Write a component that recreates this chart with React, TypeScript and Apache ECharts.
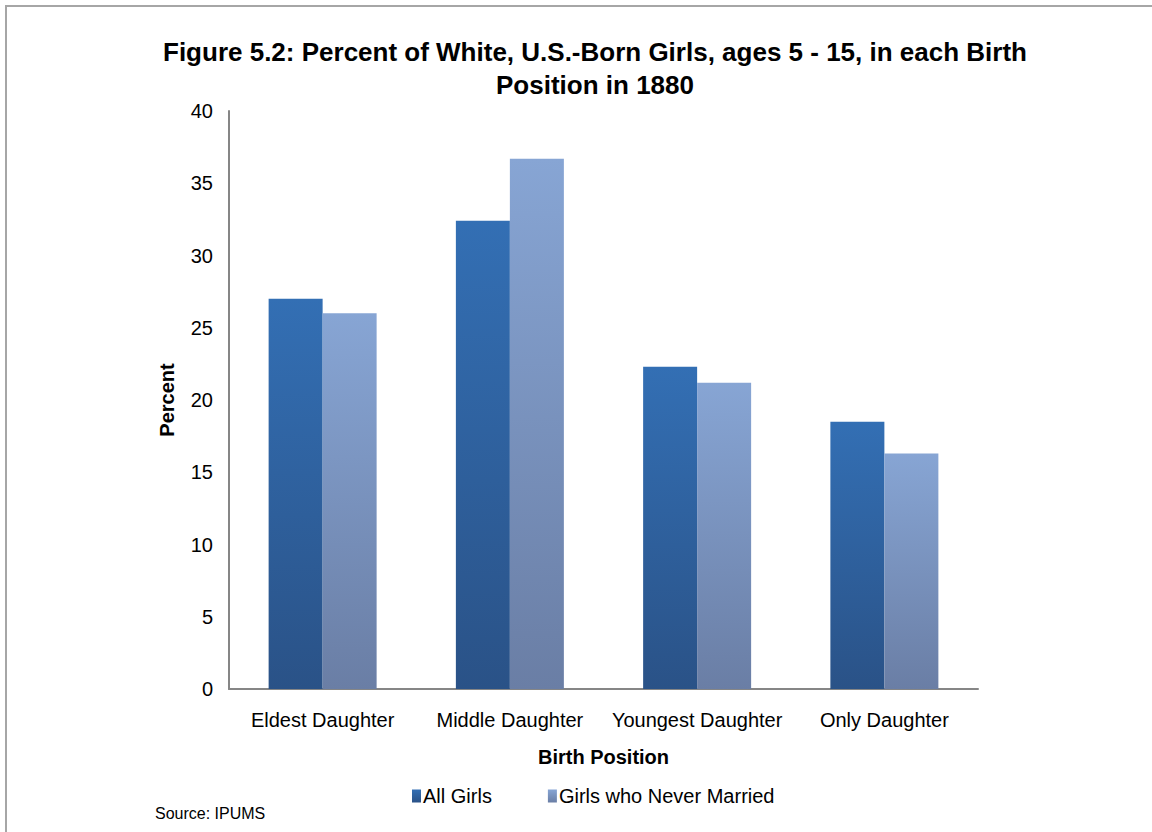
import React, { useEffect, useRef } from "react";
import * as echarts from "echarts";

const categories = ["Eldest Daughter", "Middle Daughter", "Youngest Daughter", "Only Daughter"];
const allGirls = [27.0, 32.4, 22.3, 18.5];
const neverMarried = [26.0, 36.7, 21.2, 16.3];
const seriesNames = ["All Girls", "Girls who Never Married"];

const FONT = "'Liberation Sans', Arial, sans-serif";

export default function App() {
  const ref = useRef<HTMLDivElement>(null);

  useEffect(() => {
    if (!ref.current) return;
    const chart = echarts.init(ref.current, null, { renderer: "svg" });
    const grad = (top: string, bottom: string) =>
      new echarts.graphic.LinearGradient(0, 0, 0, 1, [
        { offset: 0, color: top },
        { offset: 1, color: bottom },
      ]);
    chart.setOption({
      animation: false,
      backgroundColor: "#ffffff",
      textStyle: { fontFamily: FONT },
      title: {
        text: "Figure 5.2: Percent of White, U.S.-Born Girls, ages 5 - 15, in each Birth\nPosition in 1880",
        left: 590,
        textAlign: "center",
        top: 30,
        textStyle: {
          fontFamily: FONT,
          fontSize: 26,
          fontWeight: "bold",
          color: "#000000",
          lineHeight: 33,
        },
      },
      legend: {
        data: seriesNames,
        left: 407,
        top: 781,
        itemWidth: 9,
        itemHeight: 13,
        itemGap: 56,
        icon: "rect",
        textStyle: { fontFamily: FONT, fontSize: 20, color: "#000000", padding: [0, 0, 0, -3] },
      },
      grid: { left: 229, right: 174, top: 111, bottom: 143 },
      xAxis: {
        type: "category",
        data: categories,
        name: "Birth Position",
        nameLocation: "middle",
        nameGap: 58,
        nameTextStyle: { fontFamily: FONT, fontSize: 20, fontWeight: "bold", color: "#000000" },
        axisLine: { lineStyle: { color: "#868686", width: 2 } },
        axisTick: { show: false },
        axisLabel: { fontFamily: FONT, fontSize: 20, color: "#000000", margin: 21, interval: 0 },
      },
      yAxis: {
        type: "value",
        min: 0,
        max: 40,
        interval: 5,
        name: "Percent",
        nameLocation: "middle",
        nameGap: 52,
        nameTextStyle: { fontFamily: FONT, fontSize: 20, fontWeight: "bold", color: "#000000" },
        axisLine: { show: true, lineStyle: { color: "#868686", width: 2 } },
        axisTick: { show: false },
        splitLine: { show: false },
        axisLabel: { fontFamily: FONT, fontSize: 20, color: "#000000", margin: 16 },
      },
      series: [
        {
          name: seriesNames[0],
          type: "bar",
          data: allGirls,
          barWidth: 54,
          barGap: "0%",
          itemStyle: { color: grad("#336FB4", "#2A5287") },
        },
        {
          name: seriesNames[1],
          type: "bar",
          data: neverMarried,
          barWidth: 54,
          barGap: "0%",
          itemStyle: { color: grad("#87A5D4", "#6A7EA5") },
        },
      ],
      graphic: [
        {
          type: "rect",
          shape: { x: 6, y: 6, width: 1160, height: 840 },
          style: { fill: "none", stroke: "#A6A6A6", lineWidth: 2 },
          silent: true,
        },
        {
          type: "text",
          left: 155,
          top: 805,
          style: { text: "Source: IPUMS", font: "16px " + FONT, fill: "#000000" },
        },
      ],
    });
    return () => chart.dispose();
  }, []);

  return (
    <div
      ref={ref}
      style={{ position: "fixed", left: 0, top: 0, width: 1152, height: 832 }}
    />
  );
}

● Task directions
Select, from the listing, all lines that include the word "React".

● The output
Write a component that recreates this chart with React, TypeScript and Apache ECharts.
import React, { useEffect, useRef } from "react";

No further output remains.